WRITTEN INSTRUCTION
Skip all pictures. Write out the data below from its first line through the line that contains "0.65, 0.52, 0.47]".

________________________________________

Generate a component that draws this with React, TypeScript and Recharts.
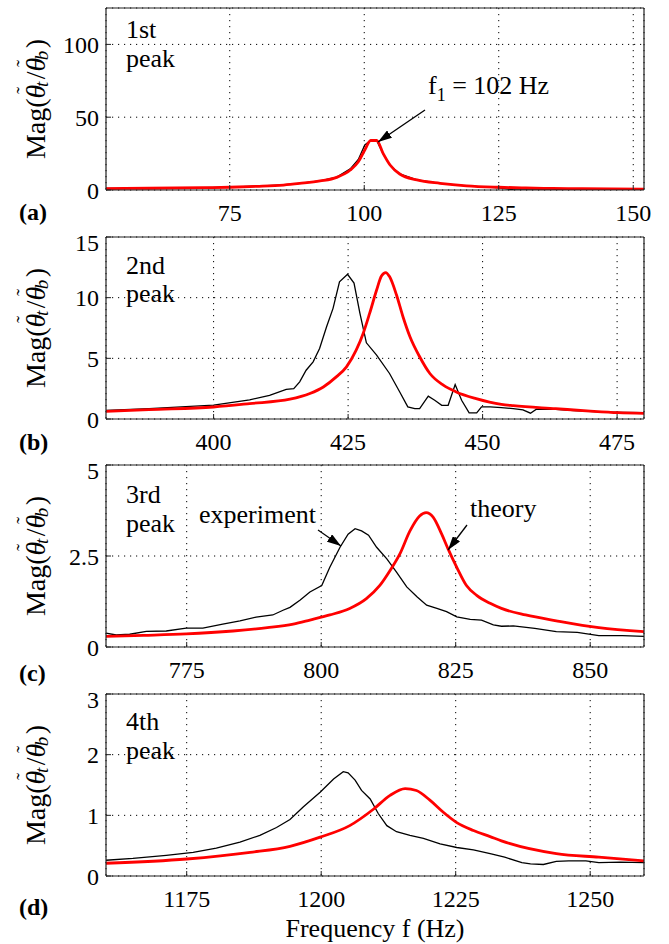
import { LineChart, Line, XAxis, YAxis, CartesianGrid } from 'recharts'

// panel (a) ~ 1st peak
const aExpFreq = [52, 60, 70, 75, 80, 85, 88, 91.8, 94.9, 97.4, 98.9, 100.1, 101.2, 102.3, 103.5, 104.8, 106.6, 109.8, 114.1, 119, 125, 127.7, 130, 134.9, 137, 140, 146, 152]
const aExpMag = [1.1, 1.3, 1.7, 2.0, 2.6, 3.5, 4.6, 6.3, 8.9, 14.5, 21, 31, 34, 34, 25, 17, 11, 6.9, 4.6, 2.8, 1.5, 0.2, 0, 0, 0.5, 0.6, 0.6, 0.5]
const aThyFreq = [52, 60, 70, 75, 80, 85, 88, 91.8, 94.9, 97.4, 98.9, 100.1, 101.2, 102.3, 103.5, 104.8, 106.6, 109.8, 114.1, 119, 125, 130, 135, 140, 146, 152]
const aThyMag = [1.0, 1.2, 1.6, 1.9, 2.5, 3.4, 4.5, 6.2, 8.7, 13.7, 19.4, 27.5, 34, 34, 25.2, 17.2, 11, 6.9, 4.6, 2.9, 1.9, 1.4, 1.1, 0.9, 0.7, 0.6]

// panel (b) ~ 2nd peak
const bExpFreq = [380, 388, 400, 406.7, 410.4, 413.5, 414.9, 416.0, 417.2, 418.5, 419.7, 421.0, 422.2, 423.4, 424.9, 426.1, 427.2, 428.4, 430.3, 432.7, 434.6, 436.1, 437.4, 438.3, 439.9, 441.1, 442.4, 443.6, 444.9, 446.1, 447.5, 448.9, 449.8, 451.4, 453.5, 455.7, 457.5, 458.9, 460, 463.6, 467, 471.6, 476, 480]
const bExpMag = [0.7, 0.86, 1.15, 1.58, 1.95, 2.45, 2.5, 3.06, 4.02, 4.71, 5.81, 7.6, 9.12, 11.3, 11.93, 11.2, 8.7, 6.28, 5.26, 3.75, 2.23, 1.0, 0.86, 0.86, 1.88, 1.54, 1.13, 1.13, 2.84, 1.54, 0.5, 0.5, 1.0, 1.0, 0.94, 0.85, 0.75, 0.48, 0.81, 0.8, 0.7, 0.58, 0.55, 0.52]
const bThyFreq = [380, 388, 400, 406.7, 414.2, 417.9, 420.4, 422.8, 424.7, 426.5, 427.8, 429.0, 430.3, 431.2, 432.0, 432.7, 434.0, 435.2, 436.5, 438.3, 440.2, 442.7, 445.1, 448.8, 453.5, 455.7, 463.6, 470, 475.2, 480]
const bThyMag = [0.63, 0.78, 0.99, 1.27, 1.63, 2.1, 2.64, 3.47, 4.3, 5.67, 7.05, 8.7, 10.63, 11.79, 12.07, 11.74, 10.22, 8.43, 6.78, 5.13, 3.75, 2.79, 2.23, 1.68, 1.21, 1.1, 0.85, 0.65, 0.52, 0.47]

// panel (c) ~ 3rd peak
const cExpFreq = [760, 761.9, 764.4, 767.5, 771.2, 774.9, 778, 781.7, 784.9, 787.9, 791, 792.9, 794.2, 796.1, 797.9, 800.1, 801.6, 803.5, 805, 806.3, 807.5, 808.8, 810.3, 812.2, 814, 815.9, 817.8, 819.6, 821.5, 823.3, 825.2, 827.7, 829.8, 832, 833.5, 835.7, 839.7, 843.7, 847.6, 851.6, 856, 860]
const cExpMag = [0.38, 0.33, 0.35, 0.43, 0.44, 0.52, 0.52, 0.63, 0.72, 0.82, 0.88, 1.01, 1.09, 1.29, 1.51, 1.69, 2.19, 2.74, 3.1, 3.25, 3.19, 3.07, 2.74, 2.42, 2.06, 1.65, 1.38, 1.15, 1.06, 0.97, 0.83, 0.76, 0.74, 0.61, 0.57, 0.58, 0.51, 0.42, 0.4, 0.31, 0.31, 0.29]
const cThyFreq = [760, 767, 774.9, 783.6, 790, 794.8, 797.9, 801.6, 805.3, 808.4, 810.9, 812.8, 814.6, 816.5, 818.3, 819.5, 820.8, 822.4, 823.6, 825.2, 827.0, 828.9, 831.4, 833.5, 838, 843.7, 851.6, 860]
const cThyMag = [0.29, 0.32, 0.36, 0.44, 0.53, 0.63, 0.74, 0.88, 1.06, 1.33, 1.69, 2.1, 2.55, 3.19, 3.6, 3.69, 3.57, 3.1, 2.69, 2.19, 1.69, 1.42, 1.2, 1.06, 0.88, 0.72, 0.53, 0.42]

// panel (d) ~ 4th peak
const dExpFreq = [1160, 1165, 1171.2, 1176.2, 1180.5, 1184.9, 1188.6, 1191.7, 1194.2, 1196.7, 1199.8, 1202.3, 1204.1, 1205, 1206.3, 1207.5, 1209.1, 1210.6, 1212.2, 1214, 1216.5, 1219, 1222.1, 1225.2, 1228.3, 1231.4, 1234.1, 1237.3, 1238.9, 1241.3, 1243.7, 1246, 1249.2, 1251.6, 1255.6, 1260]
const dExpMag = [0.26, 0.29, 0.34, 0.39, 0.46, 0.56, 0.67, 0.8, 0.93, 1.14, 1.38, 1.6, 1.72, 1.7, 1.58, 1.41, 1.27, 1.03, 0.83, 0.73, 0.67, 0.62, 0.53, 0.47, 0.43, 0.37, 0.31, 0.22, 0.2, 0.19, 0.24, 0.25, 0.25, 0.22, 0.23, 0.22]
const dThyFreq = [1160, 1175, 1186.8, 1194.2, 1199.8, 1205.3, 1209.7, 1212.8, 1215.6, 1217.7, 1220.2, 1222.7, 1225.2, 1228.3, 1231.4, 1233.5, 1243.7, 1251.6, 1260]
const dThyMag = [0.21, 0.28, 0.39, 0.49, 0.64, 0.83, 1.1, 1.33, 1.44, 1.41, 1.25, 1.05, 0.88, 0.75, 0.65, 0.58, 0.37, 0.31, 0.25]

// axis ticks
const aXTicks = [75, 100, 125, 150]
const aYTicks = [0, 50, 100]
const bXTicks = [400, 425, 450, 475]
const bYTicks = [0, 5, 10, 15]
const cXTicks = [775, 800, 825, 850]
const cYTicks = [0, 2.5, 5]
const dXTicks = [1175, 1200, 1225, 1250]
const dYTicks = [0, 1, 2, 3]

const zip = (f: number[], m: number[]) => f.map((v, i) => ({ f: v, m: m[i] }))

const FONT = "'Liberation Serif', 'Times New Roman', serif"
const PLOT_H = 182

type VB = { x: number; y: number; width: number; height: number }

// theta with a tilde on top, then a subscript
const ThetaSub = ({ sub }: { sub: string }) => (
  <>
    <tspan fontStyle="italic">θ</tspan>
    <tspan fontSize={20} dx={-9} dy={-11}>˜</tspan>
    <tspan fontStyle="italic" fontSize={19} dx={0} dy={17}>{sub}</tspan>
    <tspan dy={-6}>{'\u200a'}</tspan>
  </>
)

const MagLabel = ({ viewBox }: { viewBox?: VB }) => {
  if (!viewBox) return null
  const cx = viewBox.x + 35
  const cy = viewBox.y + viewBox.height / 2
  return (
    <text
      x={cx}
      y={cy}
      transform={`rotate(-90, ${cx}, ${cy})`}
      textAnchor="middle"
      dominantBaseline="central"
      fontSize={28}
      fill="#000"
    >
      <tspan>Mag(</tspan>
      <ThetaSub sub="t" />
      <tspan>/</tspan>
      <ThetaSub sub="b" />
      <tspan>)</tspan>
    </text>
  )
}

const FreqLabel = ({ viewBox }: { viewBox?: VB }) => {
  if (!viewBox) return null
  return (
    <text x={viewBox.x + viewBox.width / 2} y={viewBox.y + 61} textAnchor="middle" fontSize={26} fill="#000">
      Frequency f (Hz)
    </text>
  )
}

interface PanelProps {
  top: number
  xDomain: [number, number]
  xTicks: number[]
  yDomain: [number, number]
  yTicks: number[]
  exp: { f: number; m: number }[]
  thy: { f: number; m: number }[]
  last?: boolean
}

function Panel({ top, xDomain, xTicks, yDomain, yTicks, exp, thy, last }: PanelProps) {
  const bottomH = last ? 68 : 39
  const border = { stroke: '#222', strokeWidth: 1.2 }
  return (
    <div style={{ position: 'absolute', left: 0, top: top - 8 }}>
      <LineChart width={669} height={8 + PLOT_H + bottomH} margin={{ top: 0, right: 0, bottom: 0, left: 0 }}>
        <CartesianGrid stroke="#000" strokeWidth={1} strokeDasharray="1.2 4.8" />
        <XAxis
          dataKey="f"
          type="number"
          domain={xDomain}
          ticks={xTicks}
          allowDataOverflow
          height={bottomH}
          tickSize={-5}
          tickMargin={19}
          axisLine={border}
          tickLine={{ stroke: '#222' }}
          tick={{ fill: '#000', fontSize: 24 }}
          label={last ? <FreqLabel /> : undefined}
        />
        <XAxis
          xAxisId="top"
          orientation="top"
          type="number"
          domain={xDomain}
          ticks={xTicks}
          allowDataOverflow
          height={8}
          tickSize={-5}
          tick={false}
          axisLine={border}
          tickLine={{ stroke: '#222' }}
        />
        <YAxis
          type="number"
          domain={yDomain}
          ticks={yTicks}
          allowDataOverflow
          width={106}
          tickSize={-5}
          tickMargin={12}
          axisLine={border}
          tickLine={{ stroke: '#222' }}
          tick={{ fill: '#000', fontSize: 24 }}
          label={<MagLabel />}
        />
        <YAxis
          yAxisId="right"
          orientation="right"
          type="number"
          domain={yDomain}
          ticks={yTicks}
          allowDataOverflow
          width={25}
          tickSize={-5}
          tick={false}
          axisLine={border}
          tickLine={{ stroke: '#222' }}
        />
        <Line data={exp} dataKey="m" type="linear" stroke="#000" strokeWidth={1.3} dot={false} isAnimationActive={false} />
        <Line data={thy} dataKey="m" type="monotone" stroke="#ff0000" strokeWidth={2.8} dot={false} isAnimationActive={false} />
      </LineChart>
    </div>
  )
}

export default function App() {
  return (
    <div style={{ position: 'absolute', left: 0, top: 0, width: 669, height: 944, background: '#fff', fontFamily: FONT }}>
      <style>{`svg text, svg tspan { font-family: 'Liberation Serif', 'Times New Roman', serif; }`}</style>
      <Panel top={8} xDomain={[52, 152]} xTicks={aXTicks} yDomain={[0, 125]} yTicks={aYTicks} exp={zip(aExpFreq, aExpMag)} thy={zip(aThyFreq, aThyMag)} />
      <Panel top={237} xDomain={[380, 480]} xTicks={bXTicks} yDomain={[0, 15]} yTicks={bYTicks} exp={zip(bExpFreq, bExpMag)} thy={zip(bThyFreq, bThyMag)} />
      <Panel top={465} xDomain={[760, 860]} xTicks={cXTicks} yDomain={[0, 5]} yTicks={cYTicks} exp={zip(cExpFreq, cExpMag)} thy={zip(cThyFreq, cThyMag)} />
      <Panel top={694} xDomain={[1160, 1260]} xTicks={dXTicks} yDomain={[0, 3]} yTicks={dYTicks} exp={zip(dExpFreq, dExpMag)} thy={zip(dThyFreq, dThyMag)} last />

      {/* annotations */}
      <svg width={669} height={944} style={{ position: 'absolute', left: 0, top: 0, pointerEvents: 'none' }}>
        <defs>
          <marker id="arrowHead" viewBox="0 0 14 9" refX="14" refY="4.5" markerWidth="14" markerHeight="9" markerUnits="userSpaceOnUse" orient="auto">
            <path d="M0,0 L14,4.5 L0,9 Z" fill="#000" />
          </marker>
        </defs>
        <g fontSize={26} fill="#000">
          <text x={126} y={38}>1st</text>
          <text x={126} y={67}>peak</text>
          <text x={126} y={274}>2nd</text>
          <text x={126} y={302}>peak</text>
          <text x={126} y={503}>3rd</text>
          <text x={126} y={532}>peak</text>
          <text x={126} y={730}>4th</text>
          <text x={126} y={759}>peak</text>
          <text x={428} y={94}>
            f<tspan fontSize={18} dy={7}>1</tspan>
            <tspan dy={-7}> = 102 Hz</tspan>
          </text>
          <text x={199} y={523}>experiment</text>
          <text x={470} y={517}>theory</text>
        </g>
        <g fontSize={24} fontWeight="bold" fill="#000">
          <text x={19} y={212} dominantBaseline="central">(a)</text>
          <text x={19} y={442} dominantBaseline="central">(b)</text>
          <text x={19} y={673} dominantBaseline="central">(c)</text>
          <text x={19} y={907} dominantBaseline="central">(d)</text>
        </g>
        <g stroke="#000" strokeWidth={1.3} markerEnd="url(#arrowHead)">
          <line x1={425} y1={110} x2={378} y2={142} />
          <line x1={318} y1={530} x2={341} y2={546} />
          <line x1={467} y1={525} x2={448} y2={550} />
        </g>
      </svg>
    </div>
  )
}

________________________________________

FINISHED ANSWER
Generate a component that draws this with React, TypeScript and Recharts.
import { LineChart, Line, XAxis, YAxis, CartesianGrid } from 'recharts'

// panel (a) ~ 1st peak
const aExpFreq = [52, 60, 70, 75, 80, 85, 88, 91.8, 94.9, 97.4, 98.9, 100.1, 101.2, 102.3, 103.5, 104.8, 106.6, 109.8, 114.1, 119, 125, 127.7, 130, 134.9, 137, 140, 146, 152]
const aExpMag = [1.1, 1.3, 1.7, 2.0, 2.6, 3.5, 4.6, 6.3, 8.9, 14.5, 21, 31, 34, 34, 25, 17, 11, 6.9, 4.6, 2.8, 1.5, 0.2, 0, 0, 0.5, 0.6, 0.6, 0.5]
const aThyFreq = [52, 60, 70, 75, 80, 85, 88, 91.8, 94.9, 97.4, 98.9, 100.1, 101.2, 102.3, 103.5, 104.8, 106.6, 109.8, 114.1, 119, 125, 130, 135, 140, 146, 152]
const aThyMag = [1.0, 1.2, 1.6, 1.9, 2.5, 3.4, 4.5, 6.2, 8.7, 13.7, 19.4, 27.5, 34, 34, 25.2, 17.2, 11, 6.9, 4.6, 2.9, 1.9, 1.4, 1.1, 0.9, 0.7, 0.6]

// panel (b) ~ 2nd peak
const bExpFreq = [380, 388, 400, 406.7, 410.4, 413.5, 414.9, 416.0, 417.2, 418.5, 419.7, 421.0, 422.2, 423.4, 424.9, 426.1, 427.2, 428.4, 430.3, 432.7, 434.6, 436.1, 437.4, 438.3, 439.9, 441.1, 442.4, 443.6, 444.9, 446.1, 447.5, 448.9, 449.8, 451.4, 453.5, 455.7, 457.5, 458.9, 460, 463.6, 467, 471.6, 476, 480]
const bExpMag = [0.7, 0.86, 1.15, 1.58, 1.95, 2.45, 2.5, 3.06, 4.02, 4.71, 5.81, 7.6, 9.12, 11.3, 11.93, 11.2, 8.7, 6.28, 5.26, 3.75, 2.23, 1.0, 0.86, 0.86, 1.88, 1.54, 1.13, 1.13, 2.84, 1.54, 0.5, 0.5, 1.0, 1.0, 0.94, 0.85, 0.75, 0.48, 0.81, 0.8, 0.7, 0.58, 0.55, 0.52]
const bThyFreq = [380, 388, 400, 406.7, 414.2, 417.9, 420.4, 422.8, 424.7, 426.5, 427.8, 429.0, 430.3, 431.2, 432.0, 432.7, 434.0, 435.2, 436.5, 438.3, 440.2, 442.7, 445.1, 448.8, 453.5, 455.7, 463.6, 470, 475.2, 480]
const bThyMag = [0.63, 0.78, 0.99, 1.27, 1.63, 2.1, 2.64, 3.47, 4.3, 5.67, 7.05, 8.7, 10.63, 11.79, 12.07, 11.74, 10.22, 8.43, 6.78, 5.13, 3.75, 2.79, 2.23, 1.68, 1.21, 1.1, 0.85, 0.65, 0.52, 0.47]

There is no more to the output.